What is more, Black Friday is slowly but surely eclipsing Thanksgiving. Two or three years ago, people would begin standing in line at a stupid early hour of the morning to make sure they could force their way to the deals. But this year, stores gave up the ruse of caring about Thanksgiving and opened last night, right after people finished their meals. It says something about our society when the only official day for thankfulness is gobbled up by the lust for “toys” that consumes the day afterward.
Reports of people being trampled in Walmarts around the country on Black Friday are now the norm. Fist fights break out for video game consoles. However, my point is not to rant on the mob mentality that ensues on Black Friday. I also do not want to sound like an angry traditionalist whining about the loss of a nostalgic holiday. Instead, I want to discuss the motives of the heart.
Why are we addicted to stuff?
If we are honest, we are never satisfied. We never have enough. There is always some imaginary line out there that we want to cross, and it is always a few more steps ahead of us. There is always something newer, better, or more convenient. We make excuses. “That will make life easier!” or “I’ll get so much more done with that!” or “It is such a good deal, I can’t pass it up.”
If you really want to know the true desires of someone’s heart, then watch their actions not their words. As a society, are we thankful for what we have? If you were at the mall today, you saw the actions, and they do not line up with the words we were speaking yesterday afternoon.
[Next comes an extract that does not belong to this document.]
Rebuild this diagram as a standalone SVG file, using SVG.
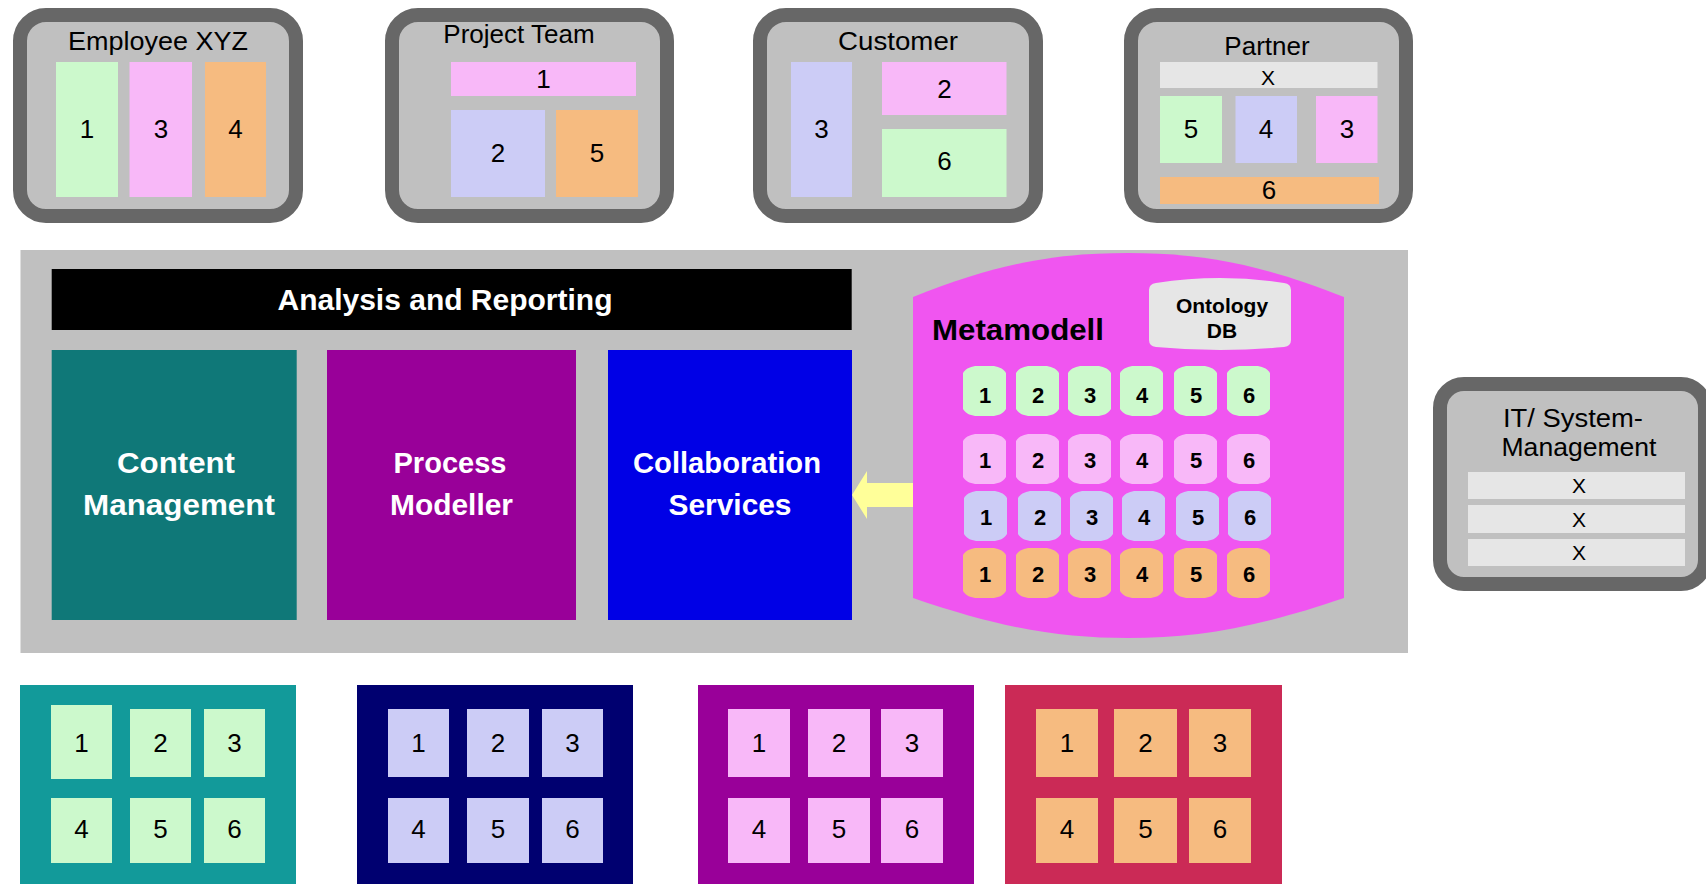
<svg xmlns="http://www.w3.org/2000/svg" xmlns:xlink="http://www.w3.org/1999/xlink" width="1706" height="884" viewBox="0 0 1706 884">
<style>
.box{fill:#c0c0c0;stroke:#676767;stroke-width:14}
.t{font-family:"Liberation Sans",Arial,sans-serif;font-size:26px;fill:#000;text-anchor:middle}
.x{font-family:"Liberation Sans",Arial,sans-serif;font-size:21px;fill:#000;text-anchor:middle}
.w{font-family:"Liberation Sans",Arial,sans-serif;font-size:29px;font-weight:bold;fill:#fff;text-anchor:middle}
.m{font-family:"Liberation Sans",Arial,sans-serif;font-size:22px;font-weight:bold;fill:#000;text-anchor:middle}
.g{fill:#ccf9cc}.p{fill:#f8b8f8}.l{fill:#ccccf6}.o{fill:#f6bb80}.e{fill:#e6e6e6}
</style>
<defs>
<path id="barrel" d="M0,7 C3,2 9,0 14,0 L29,0 C34,0 40,2 43,7 L43,43 C40,48 34,50 29,50 L14,50 C9,50 3,48 0,43 Z"/>
</defs>
<rect width="1706" height="884" fill="#fff"/>

<g id="employee">
<rect class="box" x="20" y="15" width="276" height="201" rx="26"/>
<text class="t" x="158" y="50" textLength="180" lengthAdjust="spacingAndGlyphs">Employee XYZ</text>
<rect class="g" x="56" y="62" width="62" height="135"/>
<rect class="p" x="129.5" y="62" width="62.5" height="135"/>
<rect class="o" x="205" y="62" width="61" height="135"/>
<text class="t" x="87" y="138">1</text>
<text class="t" x="161" y="138">3</text>
<text class="t" x="235.5" y="138">4</text>
</g>

<g id="project-team">
<rect class="box" x="392" y="15" width="275" height="201" rx="26"/>
<text class="t" x="519" y="43">Project Team</text>
<rect class="p" x="451" y="62" width="185" height="34"/>
<rect class="l" x="451" y="110" width="94" height="87"/>
<rect class="o" x="556" y="110" width="82" height="87"/>
<text class="t" x="543.5" y="88">1</text>
<text class="t" x="498" y="162">2</text>
<text class="t" x="597" y="162">5</text>
</g>

<g id="customer">
<rect class="box" x="760" y="15" width="276" height="201" rx="26"/>
<text class="t" x="898" y="50" textLength="120" lengthAdjust="spacingAndGlyphs">Customer</text>
<rect class="l" x="791" y="62" width="61" height="135"/>
<rect class="p" x="882" y="62" width="124.5" height="53"/>
<rect class="g" x="882" y="129" width="124.5" height="68"/>
<text class="t" x="821.5" y="138">3</text>
<text class="t" x="944.5" y="98">2</text>
<text class="t" x="944.5" y="170">6</text>
</g>

<g id="partner">
<rect class="box" x="1131" y="15" width="275" height="201" rx="26"/>
<text class="t" x="1267" y="55">Partner</text>
<rect class="e" x="1160" y="62" width="217.5" height="26"/>
<text class="x" x="1268" y="85">X</text>
<rect class="g" x="1160" y="96" width="62" height="67"/>
<rect class="l" x="1235.5" y="96" width="61.5" height="67"/>
<rect class="p" x="1316" y="96" width="61.5" height="67"/>
<rect class="o" x="1160" y="177" width="219" height="27"/>
<text class="t" x="1191" y="138">5</text>
<text class="t" x="1266" y="138">4</text>
<text class="t" x="1347" y="138">3</text>
<text class="t" x="1269" y="199">6</text>
</g>

<g id="it-system-management">
<rect class="box" x="1440" y="384" width="265" height="200" rx="24"/>
<text class="t" x="1573" y="427" textLength="140" lengthAdjust="spacingAndGlyphs">IT/ System-</text>
<text class="t" x="1579" y="456" textLength="155" lengthAdjust="spacingAndGlyphs">Management</text>
<rect class="e" x="1468" y="472" width="217" height="27"/>
<rect class="e" x="1468" y="505" width="217" height="28"/>
<rect class="e" x="1468" y="539" width="217" height="27"/>
<text class="x" x="1579" y="493">X</text>
<text class="x" x="1579" y="527">X</text>
<text class="x" x="1579" y="560">X</text>
</g>

<g id="platform">
<rect x="20.5" y="250" width="1387.5" height="403" fill="#c0c0c0"/>
</g>

<g id="analysis-reporting">
<rect x="51.7" y="269" width="800" height="61" fill="#000"/>
<text class="w" x="445" y="310" style="font-size:30px">Analysis and Reporting</text>
</g>

<g id="content-management">
<rect x="51.7" y="350" width="245" height="270" fill="#0f7878"/>
<text class="w" x="176" y="473" textLength="118" lengthAdjust="spacingAndGlyphs">Content</text>
<text class="w" x="179" y="515" textLength="192" lengthAdjust="spacingAndGlyphs">Management</text>
</g>

<g id="process-modeller">
<rect x="327" y="350" width="249" height="270" fill="#990099"/>
<text class="w" x="450" y="473" textLength="113" lengthAdjust="spacingAndGlyphs">Process</text>
<text class="w" x="451.5" y="515" textLength="123" lengthAdjust="spacingAndGlyphs">Modeller</text>
</g>

<g id="collaboration-services">
<rect x="608" y="350" width="244" height="270" fill="#0000e6"/>
<text class="w" x="727" y="473" textLength="188" lengthAdjust="spacingAndGlyphs">Collaboration</text>
<text class="w" x="730" y="515" textLength="123" lengthAdjust="spacingAndGlyphs">Services</text>
</g>

<g id="connectors">
<polygon points="852,495 867,471 867,483 918,483 918,507 867,507 867,519" fill="#ffff99"/>
</g>

<g id="metamodell">
<path d="M913,297 C1000,262 1060,253 1128,253 C1196,253 1256,262 1344,297 L1344,598 C1256,628 1196,638 1128,638 C1060,638 1000,628 913,598 Z" fill="#f055f0"/>
<text x="932" y="340" textLength="172" lengthAdjust="spacingAndGlyphs" style="font-family:'Liberation Sans',Arial,sans-serif;font-size:30px;font-weight:bold;fill:#000">Metamodell</text>
<g id="ontology-db">
<path d="M1149,290 Q1149,284 1156,283 Q1220,273 1284,283 Q1291,284 1291,290 L1291,340 Q1291,346 1284,347 Q1220,353 1156,347 Q1149,346 1149,340 Z" fill="#e6e6e6"/>
<text class="m" x="1222" y="313" style="font-size:21px">Ontology</text>
<text class="m" x="1222" y="338" style="font-size:21px">DB</text>
</g>
<g id="meta-row-1" class="g">
<use xlink:href="#barrel" x="963" y="366"/><use xlink:href="#barrel" x="1016" y="366"/><use xlink:href="#barrel" x="1068" y="366"/>
<use xlink:href="#barrel" x="1120" y="366"/><use xlink:href="#barrel" x="1174" y="366"/><use xlink:href="#barrel" x="1227" y="366"/>
</g>
<g id="meta-row-2" class="p">
<use xlink:href="#barrel" x="963" y="434"/><use xlink:href="#barrel" x="1016" y="434"/><use xlink:href="#barrel" x="1068" y="434"/>
<use xlink:href="#barrel" x="1120" y="434"/><use xlink:href="#barrel" x="1174" y="434"/><use xlink:href="#barrel" x="1227" y="434"/>
</g>
<g id="meta-row-3" class="l">
<use xlink:href="#barrel" x="964" y="491"/><use xlink:href="#barrel" x="1018" y="491"/><use xlink:href="#barrel" x="1070" y="491"/>
<use xlink:href="#barrel" x="1122" y="491"/><use xlink:href="#barrel" x="1176" y="491"/><use xlink:href="#barrel" x="1228" y="491"/>
</g>
<g id="meta-row-4" class="o">
<use xlink:href="#barrel" x="963" y="548"/><use xlink:href="#barrel" x="1016" y="548"/><use xlink:href="#barrel" x="1068" y="548"/>
<use xlink:href="#barrel" x="1120" y="548"/><use xlink:href="#barrel" x="1174" y="548"/><use xlink:href="#barrel" x="1227" y="548"/>
</g>
<g id="meta-labels">
<text class="m" x="985" y="403">1</text><text class="m" x="1038" y="403">2</text><text class="m" x="1090" y="403">3</text>
<text class="m" x="1142" y="403">4</text><text class="m" x="1196" y="403">5</text><text class="m" x="1249" y="403">6</text>
<text class="m" x="985" y="468">1</text><text class="m" x="1038" y="468">2</text><text class="m" x="1090" y="468">3</text>
<text class="m" x="1142" y="468">4</text><text class="m" x="1196" y="468">5</text><text class="m" x="1249" y="468">6</text>
<text class="m" x="986" y="525">1</text><text class="m" x="1040" y="525">2</text><text class="m" x="1092" y="525">3</text>
<text class="m" x="1144" y="525">4</text><text class="m" x="1198" y="525">5</text><text class="m" x="1250" y="525">6</text>
<text class="m" x="985" y="582">1</text><text class="m" x="1038" y="582">2</text><text class="m" x="1090" y="582">3</text>
<text class="m" x="1142" y="582">4</text><text class="m" x="1196" y="582">5</text><text class="m" x="1249" y="582">6</text>
</g>
</g>

<g id="store-teal">
<rect x="20" y="685" width="276" height="210" fill="#129a9a"/>
<rect class="g" x="51" y="705" width="61" height="74"/>
<rect class="g" x="130" y="709" width="61" height="68"/>
<rect class="g" x="204" y="709" width="61" height="68"/>
<rect class="g" x="51" y="798" width="61" height="65"/>
<rect class="g" x="130" y="798" width="61" height="65"/>
<rect class="g" x="204" y="798" width="61" height="65"/>
<text class="t" x="81.5" y="752">1</text><text class="t" x="160.5" y="752">2</text><text class="t" x="234.5" y="752">3</text>
<text class="t" x="81.5" y="838">4</text><text class="t" x="160.5" y="838">5</text><text class="t" x="234.5" y="838">6</text>
</g>

<g id="store-navy">
<rect x="357" y="685" width="276" height="210" fill="#000070"/>
<rect class="l" x="388" y="709" width="61" height="68"/>
<rect class="l" x="467" y="709" width="62" height="68"/>
<rect class="l" x="542" y="709" width="61" height="68"/>
<rect class="l" x="388" y="798" width="61" height="65"/>
<rect class="l" x="467" y="798" width="62" height="65"/>
<rect class="l" x="542" y="798" width="61" height="65"/>
<text class="t" x="418.5" y="752">1</text><text class="t" x="498" y="752">2</text><text class="t" x="572.5" y="752">3</text>
<text class="t" x="418.5" y="838">4</text><text class="t" x="498" y="838">5</text><text class="t" x="572.5" y="838">6</text>
</g>

<g id="store-purple">
<rect x="698" y="685" width="276" height="210" fill="#990099"/>
<rect class="p" x="728" y="709" width="62" height="68"/>
<rect class="p" x="808" y="709" width="62" height="68"/>
<rect class="p" x="881" y="709" width="62" height="68"/>
<rect class="p" x="728" y="798" width="62" height="65"/>
<rect class="p" x="808" y="798" width="62" height="65"/>
<rect class="p" x="881" y="798" width="62" height="65"/>
<text class="t" x="759" y="752">1</text><text class="t" x="839" y="752">2</text><text class="t" x="912" y="752">3</text>
<text class="t" x="759" y="838">4</text><text class="t" x="839" y="838">5</text><text class="t" x="912" y="838">6</text>
</g>

<g id="store-crimson">
<rect x="1005" y="685" width="277" height="210" fill="#cb2a56"/>
<rect class="o" x="1036" y="709" width="62" height="68"/>
<rect class="o" x="1114" y="709" width="63" height="68"/>
<rect class="o" x="1189" y="709" width="62" height="68"/>
<rect class="o" x="1036" y="798" width="62" height="65"/>
<rect class="o" x="1114" y="798" width="63" height="65"/>
<rect class="o" x="1189" y="798" width="62" height="65"/>
<text class="t" x="1067" y="752">1</text><text class="t" x="1145.5" y="752">2</text><text class="t" x="1220" y="752">3</text>
<text class="t" x="1067" y="838">4</text><text class="t" x="1145.5" y="838">5</text><text class="t" x="1220" y="838">6</text>
</g>
</svg>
Americans are gladly sacrificing our only formal day to express thanksgiving and contentment for a few extra hours of getting more stuff. And I wish I could say we Christians were any better. Unfortunately, that same desire for more things pricks our appetite as well. I feel it. I find myself browsing Amazon or wandering aimlessly around a Target to see if there is some new gizmo I cannot live without. I am willing to bet you do the same.
It has been said before, but every Christian generation has their blind spots. A hundred years ago it was slavery. Men, otherwise godly, would stand in pulpits and actually speak in favor of slavery. Any decent Christian from our era would look back on believers of that time and ask, “What were you thinking?!” However, may we not be so naive as to think we have no blind spots of our own.
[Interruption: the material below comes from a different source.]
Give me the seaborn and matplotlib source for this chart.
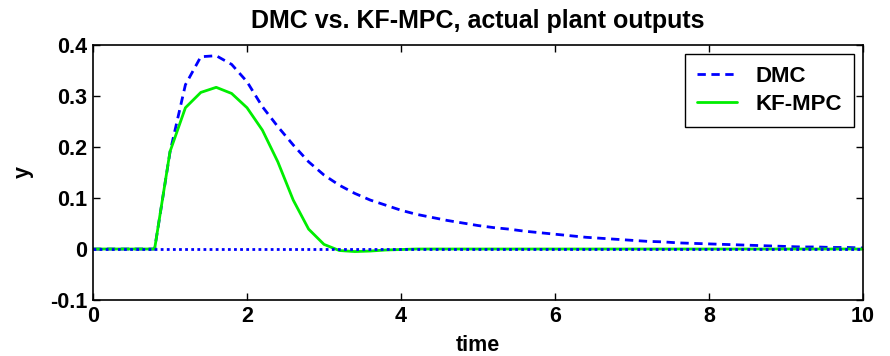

It is quite possible that the greatest sin of our Christian generation (at least in the developed world) will be how we have handled money. We like it too much. No, we love it. We love it and the stuff it brings. We spend it on ourselves without a second thought, even when we do not have it to spend. Our standards of living are ridiculous. We are kings and queens like the world has never known, and we excuse it away because we are the “middle class” in our country. We excuse ourselves because we are not the “one percent.” I am afraid that future generations of Christians will look on us with shock and disdain concerning our stewardship as we look on those earlier proponents of slavery.
Now, let me be clear. I am not preaching a poverty theology. The Bible does not say you have to be poor to be a Christian. There are godly men and women with lots of money. However, the Bible does have a lot to say about the unhealthy desire for material gain. A love of money twists the mind away from Christ with a love for something other than God. It makes promises it cannot keep about satisfying our desires. Yet, true satisfaction can be found only in Christ. Therefore, true thankfulness and true contentment are only tasted by the one who has been buried with Christ in his death and raised with Christ into a new life. And even then, it is easy for the Christian mind to fall into the trap of material possessions. Jesus himself said you cannot serve both God and possessions.
Paul also gives us a word on the subject. In a letter he wrote to his pupil Timothy, he gives him the following advice:
Now there is great gain in godliness with contentment, for we brought nothing into the world, and we cannot take anything out of the world. But if we have food and clothing, with these we will be content. But those who desire to be rich fall into temptation, into a snare, into many senseless and harmful desires that plunge people into ruin and destruction. For the love of money is a root of all kinds of evils. It is through this craving that some have wandered away from the faith and pierced themselves with many pangs (1 Tim. 6:6-10).
Christian friend, if you went shopping on Black Friday, I am not mad at you. I am not even saying it was wrong to go to the store today. However, my hope is that we would all examine our heart as believers on this, the greediest day of the year.
Remember, where you find your treasure is where you will find your heart.